## Recorded data
☆ ☆ ☆

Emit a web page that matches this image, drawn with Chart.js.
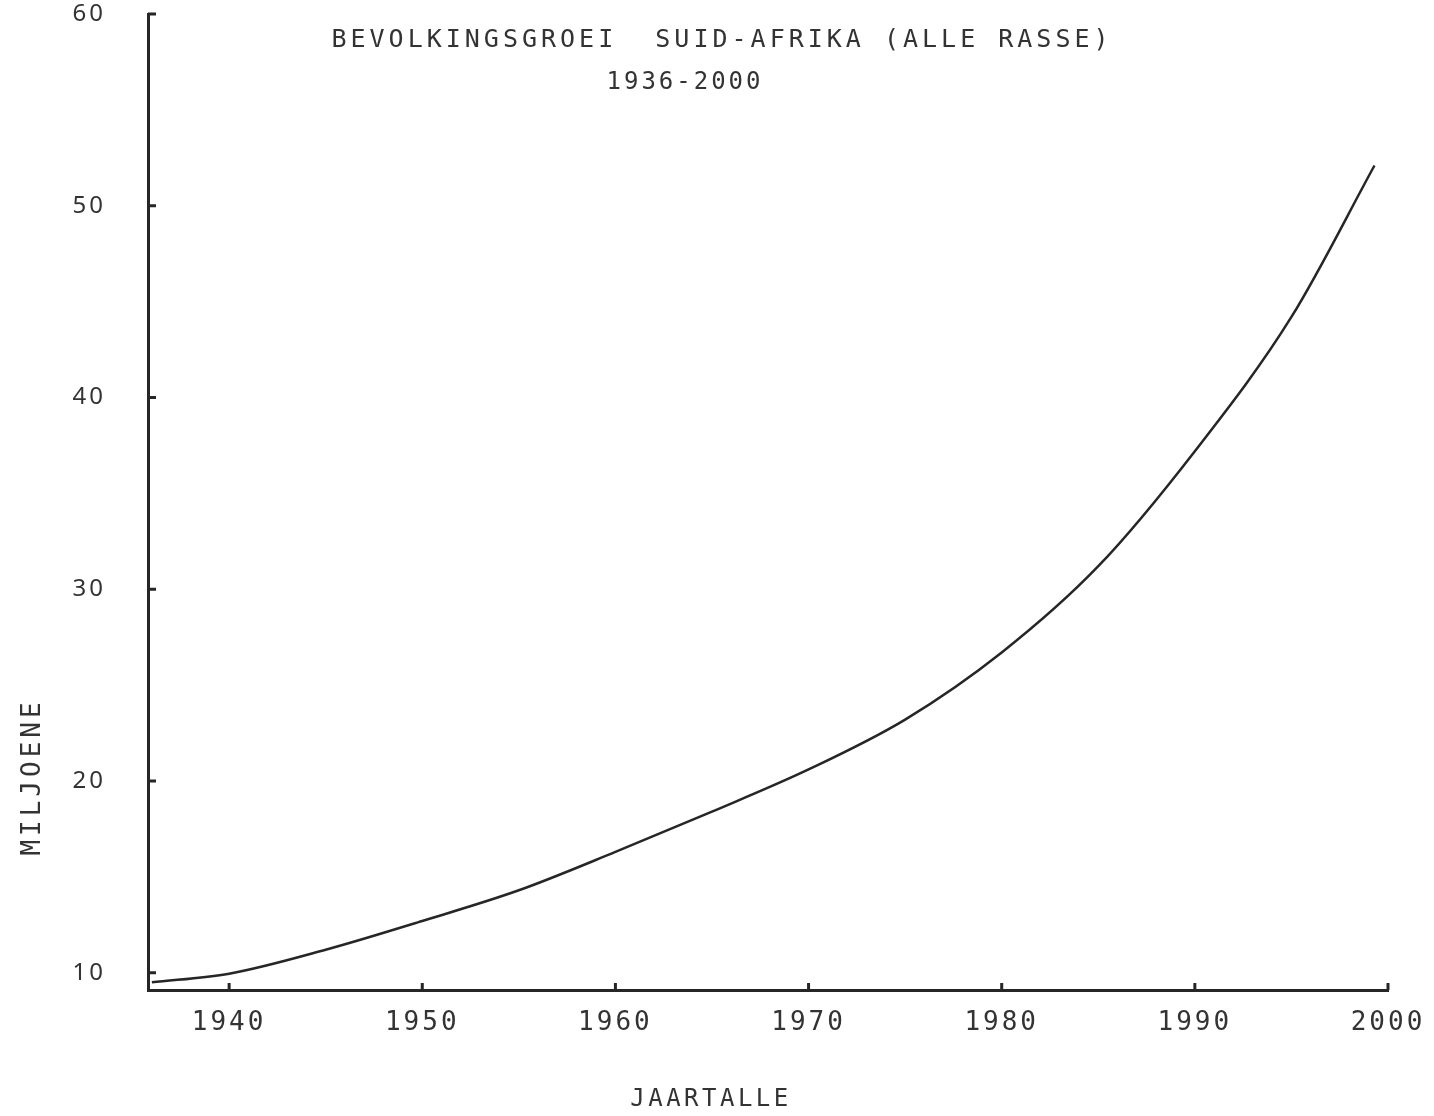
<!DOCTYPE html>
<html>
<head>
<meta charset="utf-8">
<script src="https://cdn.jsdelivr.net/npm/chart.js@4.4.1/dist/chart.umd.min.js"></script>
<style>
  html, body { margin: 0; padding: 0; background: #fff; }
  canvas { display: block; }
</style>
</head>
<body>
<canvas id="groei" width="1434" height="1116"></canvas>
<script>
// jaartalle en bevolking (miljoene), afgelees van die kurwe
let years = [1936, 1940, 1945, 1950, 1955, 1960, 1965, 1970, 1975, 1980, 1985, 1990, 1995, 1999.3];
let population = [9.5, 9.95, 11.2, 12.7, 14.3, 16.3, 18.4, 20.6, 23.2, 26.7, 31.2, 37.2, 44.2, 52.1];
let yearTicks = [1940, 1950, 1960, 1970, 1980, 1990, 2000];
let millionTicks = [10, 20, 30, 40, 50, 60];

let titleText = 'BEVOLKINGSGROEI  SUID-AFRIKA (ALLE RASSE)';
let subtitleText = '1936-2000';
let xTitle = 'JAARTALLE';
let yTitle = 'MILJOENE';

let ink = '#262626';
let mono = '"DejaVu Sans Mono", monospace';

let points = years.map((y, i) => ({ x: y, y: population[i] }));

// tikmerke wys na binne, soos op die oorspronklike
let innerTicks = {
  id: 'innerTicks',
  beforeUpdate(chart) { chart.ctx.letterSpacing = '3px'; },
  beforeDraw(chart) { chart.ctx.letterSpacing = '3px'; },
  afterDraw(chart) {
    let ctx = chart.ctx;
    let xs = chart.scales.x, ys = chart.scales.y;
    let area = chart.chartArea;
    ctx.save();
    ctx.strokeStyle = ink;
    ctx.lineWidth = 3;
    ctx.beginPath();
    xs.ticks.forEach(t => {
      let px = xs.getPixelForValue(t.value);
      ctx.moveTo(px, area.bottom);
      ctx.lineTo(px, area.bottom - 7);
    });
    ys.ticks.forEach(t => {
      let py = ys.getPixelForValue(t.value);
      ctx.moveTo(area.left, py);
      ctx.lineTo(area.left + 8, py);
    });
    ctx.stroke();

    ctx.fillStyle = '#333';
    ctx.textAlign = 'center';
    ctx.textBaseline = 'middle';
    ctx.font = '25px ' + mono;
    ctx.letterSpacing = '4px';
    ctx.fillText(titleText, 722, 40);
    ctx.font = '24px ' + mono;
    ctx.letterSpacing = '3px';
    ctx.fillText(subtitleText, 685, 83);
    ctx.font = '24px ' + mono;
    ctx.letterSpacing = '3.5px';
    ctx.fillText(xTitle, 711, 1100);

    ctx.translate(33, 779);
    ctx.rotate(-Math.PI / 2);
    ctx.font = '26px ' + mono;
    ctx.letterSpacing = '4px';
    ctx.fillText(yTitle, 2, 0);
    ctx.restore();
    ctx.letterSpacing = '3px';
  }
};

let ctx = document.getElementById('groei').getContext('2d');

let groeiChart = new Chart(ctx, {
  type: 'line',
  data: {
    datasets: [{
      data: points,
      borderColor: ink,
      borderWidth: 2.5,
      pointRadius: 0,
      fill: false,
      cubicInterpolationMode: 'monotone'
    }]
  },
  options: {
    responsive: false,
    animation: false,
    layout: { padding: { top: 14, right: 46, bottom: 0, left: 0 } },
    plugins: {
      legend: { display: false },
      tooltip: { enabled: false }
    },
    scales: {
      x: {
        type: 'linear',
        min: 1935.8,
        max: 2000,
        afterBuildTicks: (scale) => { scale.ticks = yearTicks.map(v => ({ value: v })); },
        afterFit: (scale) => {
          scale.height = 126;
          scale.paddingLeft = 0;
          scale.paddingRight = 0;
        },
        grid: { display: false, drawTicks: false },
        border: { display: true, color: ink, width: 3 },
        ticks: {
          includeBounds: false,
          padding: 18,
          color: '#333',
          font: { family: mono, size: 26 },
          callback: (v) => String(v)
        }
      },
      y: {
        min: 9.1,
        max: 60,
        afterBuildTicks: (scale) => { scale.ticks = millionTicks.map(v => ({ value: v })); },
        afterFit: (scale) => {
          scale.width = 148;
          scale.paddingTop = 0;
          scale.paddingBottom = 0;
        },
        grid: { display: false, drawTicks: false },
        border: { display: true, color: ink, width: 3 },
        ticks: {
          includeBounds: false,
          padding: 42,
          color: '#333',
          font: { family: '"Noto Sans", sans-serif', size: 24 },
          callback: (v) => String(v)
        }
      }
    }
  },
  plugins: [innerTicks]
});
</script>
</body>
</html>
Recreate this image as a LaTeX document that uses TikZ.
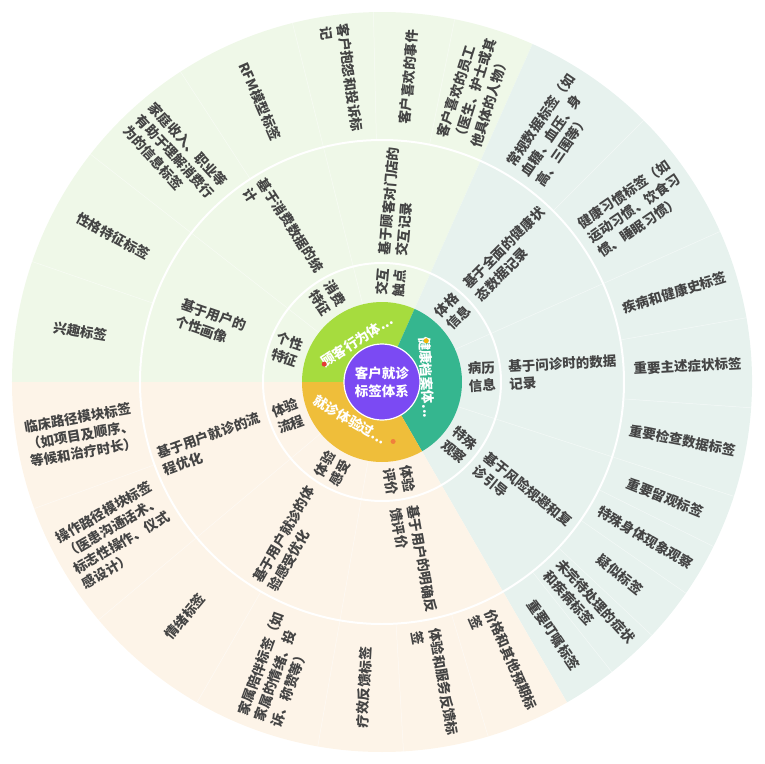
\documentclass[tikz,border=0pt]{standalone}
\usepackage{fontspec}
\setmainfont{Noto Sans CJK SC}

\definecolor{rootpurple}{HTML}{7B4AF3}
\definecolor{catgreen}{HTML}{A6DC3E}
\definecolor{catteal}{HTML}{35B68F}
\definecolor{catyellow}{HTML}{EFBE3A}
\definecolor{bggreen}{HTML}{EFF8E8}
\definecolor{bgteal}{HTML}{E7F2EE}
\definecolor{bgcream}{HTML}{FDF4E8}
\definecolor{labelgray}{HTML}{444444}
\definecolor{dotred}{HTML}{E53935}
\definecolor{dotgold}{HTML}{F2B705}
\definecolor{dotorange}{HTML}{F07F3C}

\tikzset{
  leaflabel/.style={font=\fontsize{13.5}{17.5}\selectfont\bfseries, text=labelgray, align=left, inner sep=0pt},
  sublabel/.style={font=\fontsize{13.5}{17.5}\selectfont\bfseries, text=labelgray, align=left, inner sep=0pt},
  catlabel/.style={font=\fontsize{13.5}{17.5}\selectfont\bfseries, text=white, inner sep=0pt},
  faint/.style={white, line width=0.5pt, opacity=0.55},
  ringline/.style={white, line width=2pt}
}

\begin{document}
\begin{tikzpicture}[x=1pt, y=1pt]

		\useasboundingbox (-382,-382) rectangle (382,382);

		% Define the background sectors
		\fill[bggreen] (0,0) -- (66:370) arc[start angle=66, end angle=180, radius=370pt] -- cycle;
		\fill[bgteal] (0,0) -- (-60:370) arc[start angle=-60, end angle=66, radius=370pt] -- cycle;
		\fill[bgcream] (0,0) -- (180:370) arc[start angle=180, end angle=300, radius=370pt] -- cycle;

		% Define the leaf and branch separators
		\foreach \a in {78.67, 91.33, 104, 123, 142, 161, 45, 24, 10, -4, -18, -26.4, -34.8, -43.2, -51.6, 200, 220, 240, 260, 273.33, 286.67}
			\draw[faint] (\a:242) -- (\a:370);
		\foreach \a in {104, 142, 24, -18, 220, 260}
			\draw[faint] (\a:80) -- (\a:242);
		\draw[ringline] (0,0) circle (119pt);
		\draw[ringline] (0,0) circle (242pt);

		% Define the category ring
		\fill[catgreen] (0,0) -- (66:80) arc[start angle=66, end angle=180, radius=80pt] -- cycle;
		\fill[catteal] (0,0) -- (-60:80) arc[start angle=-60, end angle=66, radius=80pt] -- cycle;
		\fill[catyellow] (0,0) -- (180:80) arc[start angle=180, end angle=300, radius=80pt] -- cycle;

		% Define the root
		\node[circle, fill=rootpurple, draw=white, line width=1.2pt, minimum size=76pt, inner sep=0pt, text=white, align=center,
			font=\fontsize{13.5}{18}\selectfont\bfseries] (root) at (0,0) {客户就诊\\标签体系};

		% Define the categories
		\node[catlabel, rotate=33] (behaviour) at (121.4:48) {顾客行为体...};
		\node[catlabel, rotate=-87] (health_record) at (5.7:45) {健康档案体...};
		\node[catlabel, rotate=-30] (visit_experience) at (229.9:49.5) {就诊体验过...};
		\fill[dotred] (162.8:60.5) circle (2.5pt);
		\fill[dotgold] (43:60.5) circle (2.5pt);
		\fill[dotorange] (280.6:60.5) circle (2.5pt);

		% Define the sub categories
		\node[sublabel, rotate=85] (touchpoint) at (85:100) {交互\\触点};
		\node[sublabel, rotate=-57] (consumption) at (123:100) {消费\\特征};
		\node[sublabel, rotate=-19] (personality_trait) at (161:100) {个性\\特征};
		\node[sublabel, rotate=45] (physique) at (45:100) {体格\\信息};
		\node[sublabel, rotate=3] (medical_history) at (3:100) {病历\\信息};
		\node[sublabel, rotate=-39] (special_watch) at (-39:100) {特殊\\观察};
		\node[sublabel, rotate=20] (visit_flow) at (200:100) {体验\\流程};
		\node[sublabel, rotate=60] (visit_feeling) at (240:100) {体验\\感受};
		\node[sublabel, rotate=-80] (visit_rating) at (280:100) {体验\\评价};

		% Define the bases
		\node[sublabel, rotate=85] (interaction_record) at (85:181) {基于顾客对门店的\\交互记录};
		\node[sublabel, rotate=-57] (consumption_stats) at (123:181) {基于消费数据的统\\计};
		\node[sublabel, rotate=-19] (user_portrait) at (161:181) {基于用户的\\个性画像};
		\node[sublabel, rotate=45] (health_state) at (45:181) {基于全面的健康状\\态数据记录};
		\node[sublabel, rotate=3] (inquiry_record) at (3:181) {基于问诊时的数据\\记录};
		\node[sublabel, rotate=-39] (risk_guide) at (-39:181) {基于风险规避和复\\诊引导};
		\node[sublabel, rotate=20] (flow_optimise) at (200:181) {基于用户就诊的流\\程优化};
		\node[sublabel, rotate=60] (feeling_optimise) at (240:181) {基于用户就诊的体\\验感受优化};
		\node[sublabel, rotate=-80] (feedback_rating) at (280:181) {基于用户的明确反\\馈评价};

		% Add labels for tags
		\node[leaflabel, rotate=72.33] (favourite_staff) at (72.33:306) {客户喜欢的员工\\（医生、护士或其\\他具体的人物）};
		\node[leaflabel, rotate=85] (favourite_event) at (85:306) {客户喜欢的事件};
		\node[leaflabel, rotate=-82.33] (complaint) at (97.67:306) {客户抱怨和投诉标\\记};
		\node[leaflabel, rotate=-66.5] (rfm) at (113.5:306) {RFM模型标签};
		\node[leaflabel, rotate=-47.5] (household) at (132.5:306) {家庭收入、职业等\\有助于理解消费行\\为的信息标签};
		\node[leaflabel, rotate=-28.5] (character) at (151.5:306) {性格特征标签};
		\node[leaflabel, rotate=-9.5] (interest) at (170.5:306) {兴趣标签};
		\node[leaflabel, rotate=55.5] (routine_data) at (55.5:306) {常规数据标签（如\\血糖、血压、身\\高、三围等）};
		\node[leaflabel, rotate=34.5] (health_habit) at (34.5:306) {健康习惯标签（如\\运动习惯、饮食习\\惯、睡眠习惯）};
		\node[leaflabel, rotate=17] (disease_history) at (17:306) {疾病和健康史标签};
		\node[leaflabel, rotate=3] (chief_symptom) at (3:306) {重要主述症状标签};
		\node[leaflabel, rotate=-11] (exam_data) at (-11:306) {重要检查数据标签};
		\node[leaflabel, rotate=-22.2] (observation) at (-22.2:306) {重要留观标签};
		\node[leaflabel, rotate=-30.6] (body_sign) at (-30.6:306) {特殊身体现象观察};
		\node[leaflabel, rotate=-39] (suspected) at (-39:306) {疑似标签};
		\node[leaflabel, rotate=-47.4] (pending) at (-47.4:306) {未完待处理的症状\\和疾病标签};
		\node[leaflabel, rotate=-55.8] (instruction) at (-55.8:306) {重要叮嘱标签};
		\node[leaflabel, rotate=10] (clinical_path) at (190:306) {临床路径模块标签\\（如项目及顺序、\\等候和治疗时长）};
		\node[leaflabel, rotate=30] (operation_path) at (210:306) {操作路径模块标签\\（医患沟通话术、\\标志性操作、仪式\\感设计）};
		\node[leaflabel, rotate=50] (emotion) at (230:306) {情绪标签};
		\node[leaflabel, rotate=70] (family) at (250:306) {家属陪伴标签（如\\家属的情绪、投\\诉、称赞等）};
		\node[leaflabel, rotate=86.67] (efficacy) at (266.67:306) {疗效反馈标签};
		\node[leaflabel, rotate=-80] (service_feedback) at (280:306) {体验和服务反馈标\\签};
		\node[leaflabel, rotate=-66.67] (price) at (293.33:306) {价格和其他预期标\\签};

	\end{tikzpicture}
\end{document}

☆ ☆ ☆

## Requirement
Copy out every line of the listing that contains the string "image".

## Answer
Emit a web page that matches this image, drawn with Chart.js.
Recreate this image as a LaTeX document that uses TikZ.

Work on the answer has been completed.